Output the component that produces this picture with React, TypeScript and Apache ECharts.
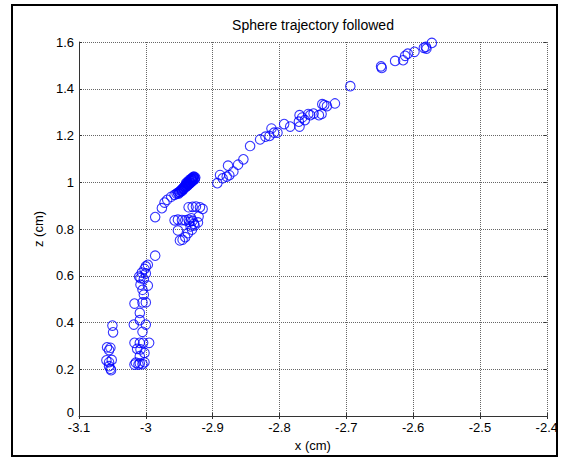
import React, { useEffect, useRef } from "react";
import * as echarts from "echarts";

const titleText = "Sphere trajectory followed";
const xName = "x (cm)";
const zName = "z (cm)";

const xValues: number[] = [
  -2.572, -2.581, -2.584, -2.580, -2.598, -2.608, -2.612, -2.615, -2.627, -2.648, -2.647,
  -2.694, -2.717, -2.729, -2.733, -2.736, -2.737, -2.741, -2.749, -2.754, -2.757, -2.762,
  -2.766, -2.770, -2.771, -2.770, -2.784, -2.793, -2.803, -2.808, -2.812, -2.815, -2.821,
  -2.829, -2.844, -2.854, -2.862, -2.869, -2.877, -2.875, -2.879, -2.885, -2.889, -2.893,
  -2.928, -2.929, -2.930, -2.931, -2.932, -2.933, -2.934, -2.935, -2.936, -2.937, -2.938,
  -2.939, -2.940, -2.941, -2.942, -2.943, -2.944, -2.945, -2.946, -2.947, -2.948, -2.950,
  -2.952, -2.954, -2.957, -2.926, -2.927, -2.930, -2.933, -2.936, -2.939, -2.943,
  -2.927, -2.929, -2.931, -2.934, -2.936, -2.938, -2.941, -2.944, -2.946, -2.949, -2.951,
  -2.929, -2.932, -2.935, -2.938, -2.940,
  -2.962, -2.968, -2.972, -2.976, -2.986,
  -2.936, -2.930, -2.925, -2.919, -2.915, -2.921, -2.922, -2.928, -2.957, -2.952, -2.946,
  -2.941, -2.936, -2.930, -2.933, -2.931, -2.952, -2.937, -2.941, -2.945, -2.949, -2.935,
  -2.932, -2.927,
  -2.986, -2.997, -3.000, -3.002, -3.006, -3.000, -3.008, -3.003, -3.010, -3.008, -2.997,
  -3.005, -3.003, -3.017, -3.005, -3.000, -3.009, -3.018, -3.009, -3.000, -3.005, -3.017,
  -3.009, -3.004, -2.995, -3.013, -3.008, -3.002, -3.009, -3.015, -3.009, -3.002, -3.017,
  -3.011, -3.005,
  -3.050, -3.049, -3.058, -3.053, -3.055, -3.059, -3.051, -3.055, -3.055, -3.053, -3.052,
];

const zValues: number[] = [
  1.596, 1.579, 1.575, 1.572, 1.558, 1.550, 1.541, 1.522, 1.519, 1.496, 1.489,
  1.411, 1.337, 1.326, 1.330, 1.334, 1.292, 1.287, 1.294, 1.287, 1.292, 1.266,
  1.277, 1.287, 1.259, 1.238, 1.238, 1.249, 1.212, 1.212, 1.230, 1.198, 1.195,
  1.183, 1.155, 1.098, 1.075, 1.046, 1.071, 1.030, 1.024, 1.017, 1.031, 0.996,
  1.024, 1.020, 1.018, 1.014, 1.012, 1.008, 1.005, 1.002, 0.999, 0.996, 0.993,
  0.990, 0.987, 0.984, 0.981, 0.978, 0.975, 0.972, 0.969, 0.966, 0.963, 0.959,
  0.955, 0.951, 0.946, 1.020, 1.012, 1.006, 0.998, 0.990, 0.982, 0.972,
  1.016, 1.010, 1.004, 0.996, 0.993, 0.985, 0.979, 0.970, 0.963, 0.957, 0.951,
  1.022, 1.016, 1.009, 1.001, 0.995,
  0.938, 0.925, 0.913, 0.889, 0.851,
  0.893, 0.895, 0.896, 0.893, 0.886, 0.853, 0.828, 0.822, 0.837, 0.840, 0.838,
  0.837, 0.840, 0.835, 0.811, 0.797, 0.794, 0.782, 0.765, 0.754, 0.751, 0.830,
  0.846, 0.815,
  0.686, 0.647, 0.640, 0.629, 0.613, 0.610, 0.590, 0.586, 0.596, 0.562, 0.558,
  0.540, 0.519, 0.481, 0.486, 0.486, 0.441, 0.391, 0.410, 0.391, 0.360, 0.313,
  0.313, 0.313, 0.313, 0.287, 0.285, 0.270, 0.256, 0.228, 0.225, 0.230, 0.220,
  0.220, 0.222,
  0.387, 0.358, 0.294, 0.292, 0.282, 0.238, 0.240, 0.230, 0.213, 0.202, 0.196,
];

const xTicks = { min: -3.1, max: -2.4, step: 0.1 };
const zTicks = { min: 0, max: 1.6, step: 0.2 };

const fontFamily = "'Liberation Sans', Arial, sans-serif";
const fontSize = 13;

export default function App() {
  const ref = useRef<HTMLDivElement>(null);
  useEffect(() => {
    if (!ref.current) return;
    const chart = echarts.init(ref.current, undefined, { renderer: "svg" });
    const data = xValues.map((x, i) => [x, zValues[i]]);
    const fmt = (v: number) => String(Math.round(v * 10) / 10);
    const fmtZ = (v: number) => {
      const s = fmt(v);
      return Math.abs(v) < 1e-9 ? `{zero|${s}}` : s;
    };
    chart.setOption({
      animation: false,
      backgroundColor: "#ffffff",
      grid: { left: 79, top: 42, right: 12, bottom: 44, containLabel: false },
      xAxis: [
        {
          type: "value",
          min: xTicks.min,
          max: xTicks.max,
          interval: xTicks.step,
          name: xName,
          nameLocation: "middle",
          nameGap: 23,
          nameTextStyle: { fontFamily, fontSize, color: "#000" },
          axisLine: { show: true, onZero: false, lineStyle: { color: "#333", width: 1 } },
          axisTick: { show: true, inside: true, length: 3, lineStyle: { color: "#333" } },
          axisLabel: { fontFamily, fontSize, color: "#000", margin: 5, formatter: fmt },
          splitLine: { show: true, lineStyle: { color: "#666", type: "dotted", width: 1 } },
        },
        {
          type: "value",
          position: "top",
          min: xTicks.min,
          max: xTicks.max,
          interval: xTicks.step,
          axisLine: { show: false },
          axisTick: { show: true, inside: true, length: 3, lineStyle: { color: "#333" } },
          axisLabel: { show: false },
          splitLine: { show: false },
        },
      ],
      yAxis: [
        {
          type: "value",
          min: zTicks.min,
          max: zTicks.max,
          interval: zTicks.step,
          name: zName,
          nameLocation: "middle",
          nameGap: 32,
          nameTextStyle: { fontFamily, fontSize, color: "#000" },
          axisLine: { show: true, onZero: false, lineStyle: { color: "#333", width: 1 } },
          axisTick: { show: true, inside: true, length: 3, lineStyle: { color: "#333" } },
          axisLabel: {
            fontFamily,
            fontSize,
            color: "#000",
            margin: 5,
            formatter: fmtZ,
            rich: {
              zero: { fontFamily, fontSize, color: "#000", padding: [0, 0, 7, 0] },
            },
          },
          splitLine: { show: true, lineStyle: { color: "#666", type: "dotted", width: 1 } },
        },
        {
          type: "value",
          position: "right",
          min: zTicks.min,
          max: zTicks.max,
          interval: zTicks.step,
          axisLine: { show: false },
          axisTick: { show: true, inside: true, length: 3, lineStyle: { color: "#333" } },
          axisLabel: { show: false },
          splitLine: { show: false },
        },
      ],
      series: [
        {
          type: "scatter",
          xAxisIndex: 0,
          yAxisIndex: 0,
          data,
          symbol: "circle",
          symbolSize: 9.5,
          itemStyle: { color: "rgba(0,0,0,0)", borderColor: "#0000ff", borderWidth: 1.1 },
          emphasis: { disabled: true },
        },
      ],
      graphic: [
        {
          type: "text",
          x: 313,
          y: 25,
          z: 50,
          style: {
            text: titleText,
            fontFamily,
            fontSize: 14,
            fill: "#000",
            textAlign: "center",
            textVerticalAlign: "middle",
          },
        },
        {
          type: "rect",
          z: 100,
          shape: { x: 558, y: 0, width: 10, height: 460 },
          style: { fill: "#ffffff" },
        },
        {
          type: "rect",
          z: 101,
          shape: { x: 12, y: 5, width: 545, height: 451 },
          style: { fill: "none", stroke: "#000", lineWidth: 2 },
        },
      ],
    });
    return () => chart.dispose();
  }, []);
  return (
    <div
      ref={ref}
      style={{ position: "fixed", left: 0, top: 0, width: 561, height: 460 }}
    />
  );
}
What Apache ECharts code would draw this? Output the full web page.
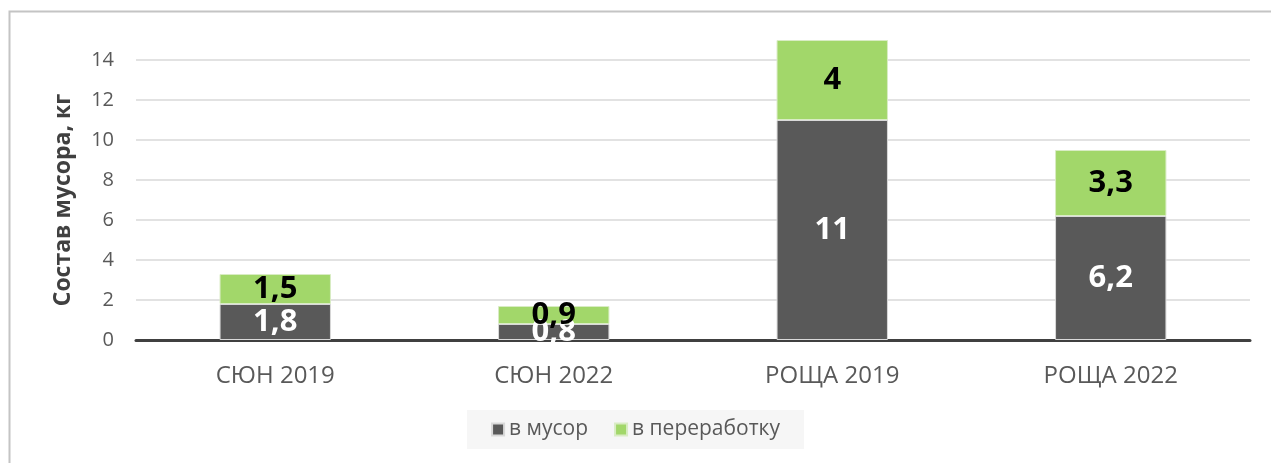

________________

## Task prompt
Using the listing above, list every line in which the string "Output" occurs.

## Solution to the problem
Output the component that produces this picture with React, TypeScript and Apache ECharts.
What Apache ECharts code would draw this? Output the full web page.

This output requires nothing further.